On Marie's first birthday, we had just spent three or four horrific days house-hunting and had finally decided on a house, but hadn't moved in yet. She received a present in the morning before Matt went to work, I drove a gigantic rental van to our new house (on the left side of the road and the right side of the car!) to use the oven and make some cupcakes, and then drove back to our temporary home to eat dinner (my first ever Pita Pit if I recall correctly) and have cupcakes. We had some candles, but we had no matches, so I knocked on our temporary neighbor's door and luckily she had some. It was a difficult time, but we tried to make it as special as we could.
The night before her birthday, I had this experience that I related on Facebook:
This little lady turns 1 tomorrow. As I held her as she fell asleep tonight, I cried some big, fat tears. I'm not ready! I want to keep my sweet baby forever. My boys have been raising hell lately and I feel like she's the only one left who still loves me.

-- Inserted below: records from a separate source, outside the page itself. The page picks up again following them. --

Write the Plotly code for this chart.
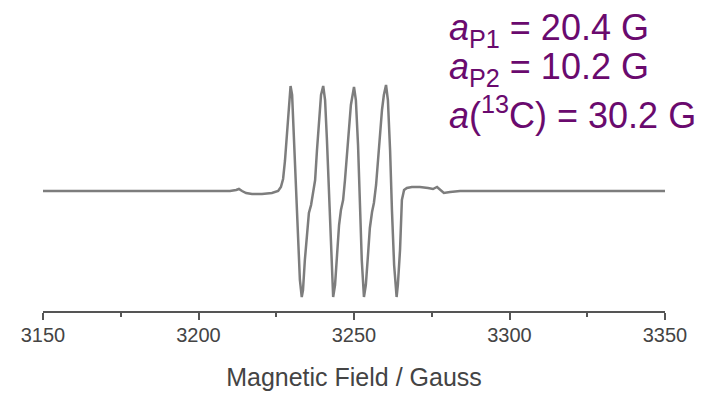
import plotly.graph_objects as go

# Magnetic field (Gauss) and EPR signal (arbitrary units, baseline = 0)
field = [3150.0, 3184.4, 3200.5, 3210.1, 3212.1, 3213.0, 3214.0, 3215.3, 3217.2, 3220.4,
         3223.6, 3225.6, 3226.5, 3227.2, 3227.8, 3228.5, 3229.1, 3229.6, 3230.1, 3230.7,
         3231.4, 3232.0, 3232.6, 3233.2, 3233.6, 3234.2, 3234.9, 3235.5, 3236.2, 3236.8,
         3237.5, 3238.1, 3238.7, 3239.4, 3240.1, 3240.7, 3241.3, 3242.0, 3242.6, 3243.3,
         3243.9, 3244.5, 3245.2, 3245.8, 3246.5, 3247.1, 3248.1, 3249.0, 3250.0, 3250.6,
         3251.3, 3251.9, 3252.5, 3253.2, 3253.8, 3254.5, 3255.1, 3255.8, 3256.4, 3257.1,
         3258.0, 3259.0, 3259.6, 3260.3, 3260.9, 3261.6, 3262.2, 3262.9, 3263.7, 3264.1,
         3264.8, 3265.1, 3265.4, 3266.1, 3267.0, 3268.6, 3271.2, 3273.8, 3275.4, 3276.7,
         3277.7, 3278.9, 3280.9, 3284.1, 3296.9, 3350.0]
signal = [0, 0, 0, 0, 1, 2, 0, -2, -3, -3,
          -2, 0, 4, 12, 30, 60, 90, 105, 96, 51,
          1, -49, -89, -106, -99, -69, -39, -22, -14, -4,
          11, 41, 71, 96, 105, 91, 51, 1, -59, -106,
          -94, -64, -34, -19, -9, 11, 51, 86, 104, 91,
          46, -9, -69, -106, -94, -64, -37, -21, -12, 6,
          46, 81, 96, 106, 91, 41, -19, -74, -106, -94,
          -59, -29, -9, 1, 3, 4, 4, 3, 2, 4,
          1, -2, -1, 0, 0, 0]

tick_vals = [3150, 3200, 3250, 3300, 3350]
tick_text = ["3150", "3200", "3250", "3300", "3350"]
x_title = "Magnetic Field / Gauss"
labels = ["<i>a</i><sub>P1</sub> = 20.4 G",
          "<i>a</i><sub>P2</sub> = 10.2 G",
          "<i>a</i>(<sup>13</sup>C) = 30.2 G"]
label_y = [1.215, 1.046, 0.855]

fig = go.Figure()
fig.add_trace(go.Scatter(x=field, y=signal, mode="lines",
                         line=dict(color="#7d7d7d", width=2.5), hoverinfo="skip"))

for txt, yy in zip(labels, label_y):
    fig.add_annotation(text=txt, xref="paper", yref="paper", x=0.6511, y=yy,
                       xanchor="left", yanchor="middle", showarrow=False, borderpad=0,
                       font=dict(family="Liberation Sans, Arial, sans-serif", size=36,
                                 color="#6a0a6e"))

fig.update_layout(
    width=706, height=395,
    margin=dict(l=35, r=49, t=72, b=92),
    paper_bgcolor="white", plot_bgcolor="white",
    showlegend=False,
    font=dict(family="Liberation Sans, Arial, sans-serif", color="#444444"),
    xaxis=dict(range=[3150, 3350], showgrid=False, zeroline=False,
               showline=True, linecolor="#555555", linewidth=1.5,
               ticks="outside", ticklen=7, tickwidth=1.5, tickcolor="#555555",
               tickvals=tick_vals, ticktext=tick_text,
               tickfont=dict(size=20, color="#444444"),
               ticklabelstandoff=-2,
               minor=dict(dtick=25, tick0=3150, ticks="outside", ticklen=4,
                          tickwidth=1.5, tickcolor="#555555"),
               title=dict(text=x_title, font=dict(size=25, color="#444444"), standoff=24)),
    yaxis=dict(range=[-120, 111], visible=False),
)

fig.write_html("out.html")
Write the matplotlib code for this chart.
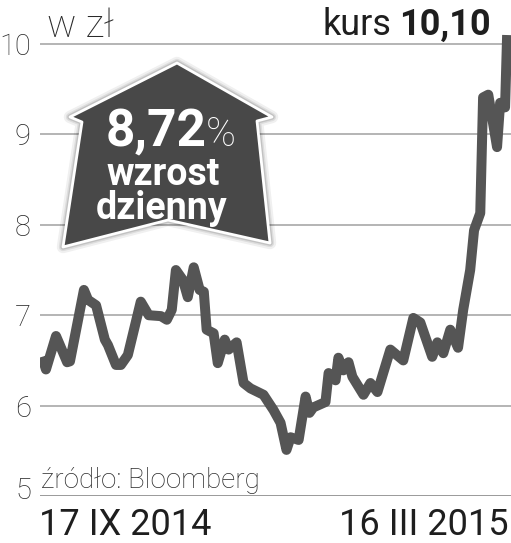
import matplotlib
matplotlib.use("Agg")
import matplotlib.pyplot as plt
from matplotlib.patches import Polygon
import matplotlib.patheffects as pe
import matplotlib.transforms as mtransforms

# ---- data (days since 17 IX 2014, price in zł) ----
days = [0, 1.5, 5.4, 6.6, 9.7, 10.8, 16.2, 17.8, 20.9, 24.3, 25.5, 28.6, 30.5, 33.2,
        38.2, 41.3, 46.0, 48.3, 50.2, 51.8, 54.5, 56.4, 58.7, 61.0, 62.6, 63.7, 66.4,
        68.0, 70.7, 72.2, 75.3, 78.0, 80.7, 85.7, 89.6, 92.3, 94.6, 96.2, 99.3, 102.0,
        103.5, 105.0, 109.7, 110.9, 113.6, 114.7, 116.6, 118.6, 120.1, 124.4, 127.1,
        129.8, 134.8, 139.8, 143.7, 146.4, 151.0, 153.0, 155.3, 158.0, 161.0, 163.0,
        165.7, 167.2, 169.6, 170.7, 172.7, 176.1, 177.3, 179.2, 180.0]
prices = [6.54, 6.40, 6.77, 6.69, 6.48, 6.49, 7.28, 7.17, 7.11, 6.73, 6.67, 6.45, 6.45, 6.56,
          7.15, 7.00, 6.99, 6.95, 7.06, 7.50, 7.39, 7.20, 7.53, 7.28, 7.26, 6.84, 6.80,
          6.47, 6.73, 6.62, 6.70, 6.25, 6.19, 6.12, 5.95, 5.81, 5.51, 5.65, 5.62, 6.10,
          5.92, 5.98, 6.04, 6.36, 6.28, 6.53, 6.39, 6.48, 6.32, 6.12, 6.25,
          6.15, 6.62, 6.50, 6.97, 6.92, 6.54, 6.70, 6.58, 6.84, 6.64, 7.06,
          7.50, 7.94, 8.13, 9.41, 9.44, 8.86, 9.35, 9.30, 10.10]
yticks = [5, 6, 7, 8, 9, 10]
ytick_labels = ["5", "6", "7", "8", "9", "10"]
start_label = "17 IX 2014"
end_label = "16 III 2015"
unit_label = "w zł"
source_label = "źródło: Bloomberg"
change_label = "8,72"
change_words = ["wzrost", "dzienny"]
last_price = "10,10"

W, H = 511, 543
plt.rcParams['font.family'] = ['Roboto', 'DejaVu Sans']
fig = plt.figure(figsize=(W / 100, H / 100), dpi=100)
fig.patch.set_facecolor('white')

def fx(x):
    return x / W

def fy(y):
    return 1 - y / H

# axes: x 40..511 px, y 5 -> 496 px, 10.2 -> 26 px
ax = fig.add_axes([fx(40), fy(496), fx(511) - fx(40), fy(26) - fy(496)])
ax.set_xlim(-0.8, 181.5)
ax.set_ylim(5, 10.2)
for s in ax.spines.values():
    s.set_visible(False)
ax.set_xticks([])
ax.set_yticks(yticks)
ax.set_yticklabels(ytick_labels, fontsize=21, color='#2a2a2a', fontweight='light')
ax.tick_params(axis='y', length=0, pad=6.5)
for v in yticks:
    ax.axhline(v, color='#9a9a9a' if v == 5 else '#b4b4b4', lw=1.4, zorder=1)
# shift the "5" label slightly upward
lab5 = ax.get_yticklabels()[0]
lab5.set_transform(lab5.get_transform() + mtransforms.ScaledTranslation(0, 8 / 100, fig.dpi_scale_trans))

ax.plot(days, prices, color='#555555', lw=7.2, solid_joinstyle='round',
        solid_capstyle='butt', zorder=3)

# ---- arrow-house badge ----
verts = [(177, 63), (272, 117), (257, 121), (270, 243), (168, 220), (63, 247),
         (82, 122), (70, 117)]
poly = Polygon([(fx(x), fy(y)) for x, y in verts], closed=True, transform=fig.transFigure,
               facecolor='#484848', edgecolor='white', lw=2.0, zorder=5,
               joinstyle='round')
poly.set_path_effects([
    pe.Stroke(linewidth=9, foreground='#000000', alpha=0.06),
    pe.Stroke(linewidth=6, foreground='#000000', alpha=0.08),
    pe.Stroke(linewidth=4, foreground='#000000', alpha=0.12),
    pe.Normal()])
fig.add_artist(poly)

fig.text(fx(207), fy(146), change_label, fontsize=37, fontweight='bold', color='white',
         ha='right', va='baseline', zorder=6)
fig.text(fx(206), fy(146), "%", fontsize=29, fontweight='light', color='white',
         ha='left', va='baseline', zorder=6)
fig.text(fx(163), fy(185), change_words[0], fontsize=27, fontweight='bold', color='white',
         ha='center', va='baseline', zorder=6)
fig.text(fx(162), fy(219), change_words[1], fontsize=27, fontweight='bold', color='white',
         ha='center', va='baseline', zorder=6)

# ---- other texts ----
fig.text(fx(47), fy(37), unit_label, fontsize=28, fontweight='light', color='#2a2a2a',
         ha='left', va='baseline')
fig.text(fx(391), fy(35), "kurs", fontsize=26, color='#1e1e1e', ha='right', va='baseline')
fig.text(fx(491), fy(35), last_price, fontsize=26, fontweight='bold', color='#1e1e1e',
         ha='right', va='baseline')
fig.text(fx(41), fy(488), source_label, fontsize=20, fontweight='light', color='#2a2a2a',
         ha='left', va='baseline')
fig.text(fx(39), fy(535), start_label, fontsize=26, color='#1e1e1e', ha='left', va='baseline')
fig.text(fx(509), fy(535), end_label, fontsize=26, color='#1e1e1e', ha='right', va='baseline')

fig.savefig('out.png', dpi=100, facecolor='white')
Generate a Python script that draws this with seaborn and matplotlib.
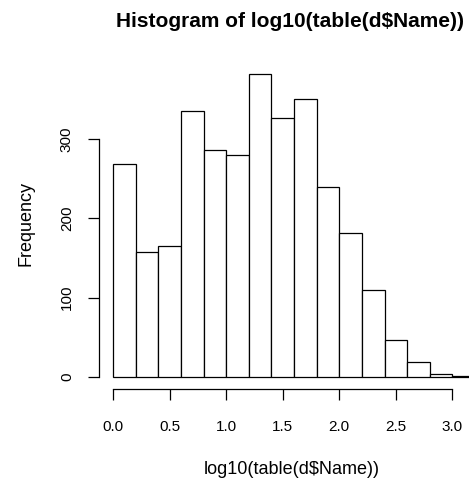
import numpy as np
import pandas as pd
import matplotlib
matplotlib.use("Agg")
import matplotlib.pyplot as plt
import seaborn as sns

# Histogram data (breaks of 0.2 from 0 to 3.2)
bin_edges = [0.0, 0.2, 0.4, 0.6, 0.8, 1.0, 1.2, 1.4, 1.6, 1.8, 2.0,
             2.2, 2.4, 2.6, 2.8, 3.0, 3.2]
counts = [269, 157, 165, 336, 286, 280, 382, 327, 350, 239, 182,
          109, 46, 19, 4, 1]
x_ticks = [0.0, 0.5, 1.0, 1.5, 2.0, 2.5, 3.0]
y_ticks = [0, 100, 200, 300]

centers = [(a + b) / 2 for a, b in zip(bin_edges[:-1], bin_edges[1:])]
df = pd.DataFrame({"x": centers, "w": counts})

sns.set_theme(style="white")
plt.rcParams["font.family"] = ["Liberation Sans", "DejaVu Sans"]

W, H = 469, 482
fig = plt.figure(figsize=(W / 100, H / 100), dpi=100)
# plot region in pixels: x 98.8..489.4, y 62..389 (top-down)
left, right, top, bottom = 98.8, 489.4, 62.0, 389.0
ax = fig.add_axes([left / W, 1 - bottom / H, (right - left) / W, (bottom - top) / H])

sns.histplot(data=df, x="x", weights="w", bins=bin_edges, ax=ax,
             color="white", edgecolor="black", linewidth=0.9, alpha=1.0)

xmin, xmax = bin_edges[0], bin_edges[-1]
xr = xmax - xmin
ax.set_xlim(xmin - 0.04 * xr, xmax + 0.04 * xr)
ymax = max(counts)
ax.set_ylim(-0.04 * ymax, ymax * 1.04)

for s in ["top", "right"]:
    ax.spines[s].set_visible(False)
for s in ["left", "bottom"]:
    ax.spines[s].set_color("black")
    ax.spines[s].set_linewidth(0.9)
ax.spines["left"].set_bounds(y_ticks[0], y_ticks[-1])
ax.spines["bottom"].set_bounds(x_ticks[0], x_ticks[-1])

ax.set_xticks(x_ticks)
ax.set_xticklabels([f"{v:.1f}" for v in x_ticks])
ax.set_yticks(y_ticks)
ax.set_yticklabels([str(v) for v in y_ticks], rotation=90, va="center")
ax.tick_params(axis="both", direction="out", length=7.9, width=0.9,
               color="black", labelsize=11, labelcolor="black",
               bottom=True, left=True)
ax.tick_params(axis="x", pad=14.5)
ax.tick_params(axis="y", pad=10)
ax.set_xlabel("")
ax.set_ylabel("")
ax.grid(False)

def px(x, y):
    return x / W, 1 - y / H

fig.text(*px(290, 27), "Histogram of log10(table(d\\$Name))", fontsize=15,
         fontweight="bold", color="black", ha="center", va="baseline")
fig.text(*px(292, 474), "log10(table(d\\$Name))", fontsize=13,
         color="black", ha="center", va="baseline")
fig.text(*px(30, 224), "Frequency", fontsize=13, color="black",
         rotation=90, rotation_mode="anchor", ha="center", va="baseline")

fig.savefig("out.png", dpi=100, facecolor="white")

I don't want her to get older!! We all love her so much and I could not be happier that we decided to have a third child. Not sure what kind of celebration I can cook up for tomorrow since we are in the middle of a move, but let it be known: Marie Joy, you are so loved.
I feel similarly still. Part of me wants to go back to her
immobile, super squishy days. Another part of me wants to hurry up and have her
be independent. And the part of me that I should emphasize the most loves
watching her develop every day.
I bought this lovely outfit for Marie in China and had visions of doing a photoshoot of her, much like the one I did when she was 6 months old, but the lighting wasn't great in our temporary home and she was MUCH more mobile and difficult to photograph.
I know the exposure of this one is funky, but I kind of like it anyway.
I love photos of people with their birthday candles lighting up their faces. Marie didn't understand the concept of blowing out the candles, so we all helped.